Necessário lembrar que a guarda compartilhada significa responsabilização conjunta e é o exercício de direitos e deveres do pai e da mãe. Quando bem compreendida e aplicada com bom senso e moderação, relevando o bem-estar da criança, é razoável e salutar para o filho.
“Não temos números estatísticos precisos, mas pode-se dizer que aproximadamente a metade dos processos com pedido de guarda distribuídos na vara de família que titularizo, as partes ainda optam pela tradicional guarda unilateral, a ser exercida por um dos genitores (geralmente a mãe), com direito de visitas ao outro, em finais de semana alternados. A outra metade dos processos com pedido de guarda contém pedidos de guarda compartilhada, onde logo de início procura-se designar audiência, visando ao diálogo com as partes, explicando da importância da presença ativa de ambos na vida do filho e, em seguida, convencionando em conjunto a residência principal, bem como, de que forma cada genitor atuará no dia a dia do filho, e quem pagará qual despesa”.
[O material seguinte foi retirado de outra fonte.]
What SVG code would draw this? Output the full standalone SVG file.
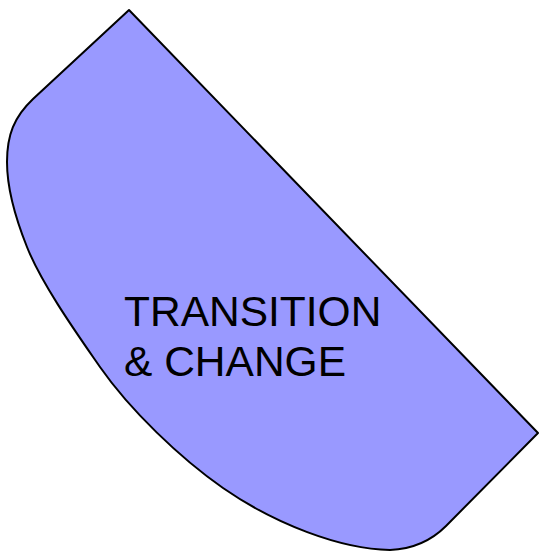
<svg xmlns="http://www.w3.org/2000/svg" width="539" height="551" viewBox="0 0 539 551">
<style>
.shape{fill:#9999ff;stroke:#000;stroke-width:2;stroke-linejoin:round}
.lbl{font-family:"Liberation Sans",Arial,sans-serif;font-size:42.5px;fill:#000}
</style>
<g id="transition-change">
<path class="shape" d="M129,10 L538,433 L446,526 C432,540 415,549 390,550 C340,549 275,524 223,488 C180,458 130,410 100,367 C80,338 42,285 27,247 C17,222 7,190 7,162 C7,135 14,117 33,99 Z"/>
<text class="lbl" x="124" y="326">TRANSITION</text>
<text class="lbl" x="124" y="376">&amp; CHANGE</text>
</g>
</svg>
A juíza Conta ainda que no início percebe-se certa resistência dos pais com essa modalidade de guarda, seja porque confundem com a guarda alternada, seja porque em razão das brigas cada qual insiste na guarda unilateral porque quer "vencer" a briga; ou ainda porque não a compreendem e temem o novo.
“Todavia, após muito diálogo em audiência, acabam compreendendo que o foco deve estar no bem estar do filho, que se desenvolverá de forma mais salutar se assegurado o direito ao convívio com ambos em sua rotina, e o índice de acordos no sentido da guarda compartilhada, acaba sendo superior a 90%. Ainda que os pais eventualmente não tenham bom relacionamento, se ambos desejam a guarda, a compartilhada passa a ser regra”.